Fresh from his Simpson triumph, William Fotheringham has taken the opportunity presented by the Tour centenary to produce A Century of Cycling (Ted Smart £20), an effective blend of words and pictures that emphasises that there are great races other than the Tour, notably the spring classics that dominate the calendar in the earlier part of the year.
Finally, Tour photography, and what a wealth of it there is. You have a choice of two handsome volumes - unless you want both, and you won't find much duplication.
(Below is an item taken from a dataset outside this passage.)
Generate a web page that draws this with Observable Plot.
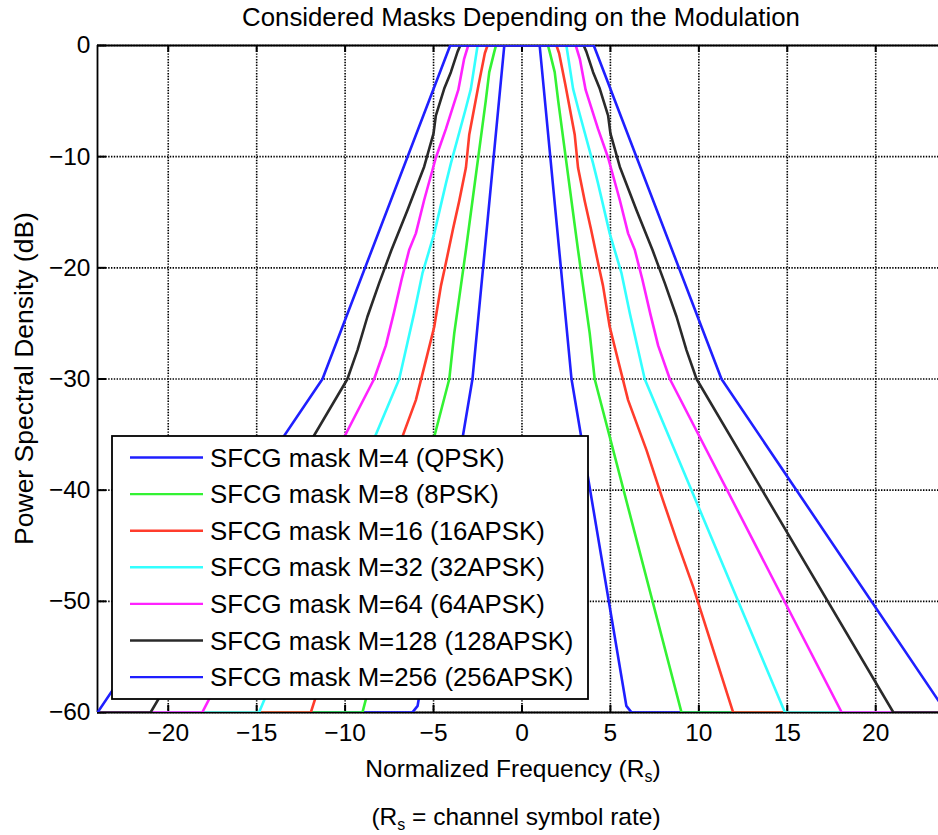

In its official history (Tour de France: The Official Centennial 1903-2003, £25), Weidenfeld has had the advantage of unfettered access to the archives of L'Equipe, the French daily sports paper which in its original guise as L'Auto magazine was the organisation that founded the Tour. But Le Tour: A Century of the Tour de France by Jeremy Whittle (Collins £25) barely suffers by comparison. And its introduction, by the three-times winner Greg Lemond, is better value than that offered by Lance Armstrong in the equivalent slot in the official history.
We all have our favourite pictures. My personal top three might include riders cooling off in the Gulf of St Tropez in 1950; a mud-spattered Robert Jacquinot (pictured), wolfing down a bowl of soup during a café stop in 1922, his bike propped against the wooden table; and the epitome of broken dreams that is summed up by the image of Federico Bahamontes after he quit the 1960 Tour, waiting with bike and suitcase on the station platform at Dunkirk. None of these pictures features action in the conventional sense - for that one might go for Anquetil and Poulidor shoulder-to-shoulder on the Puy de Dôme in 1964 - yet it is impossible to look at them and not grasp what it is that makes the Tour so special.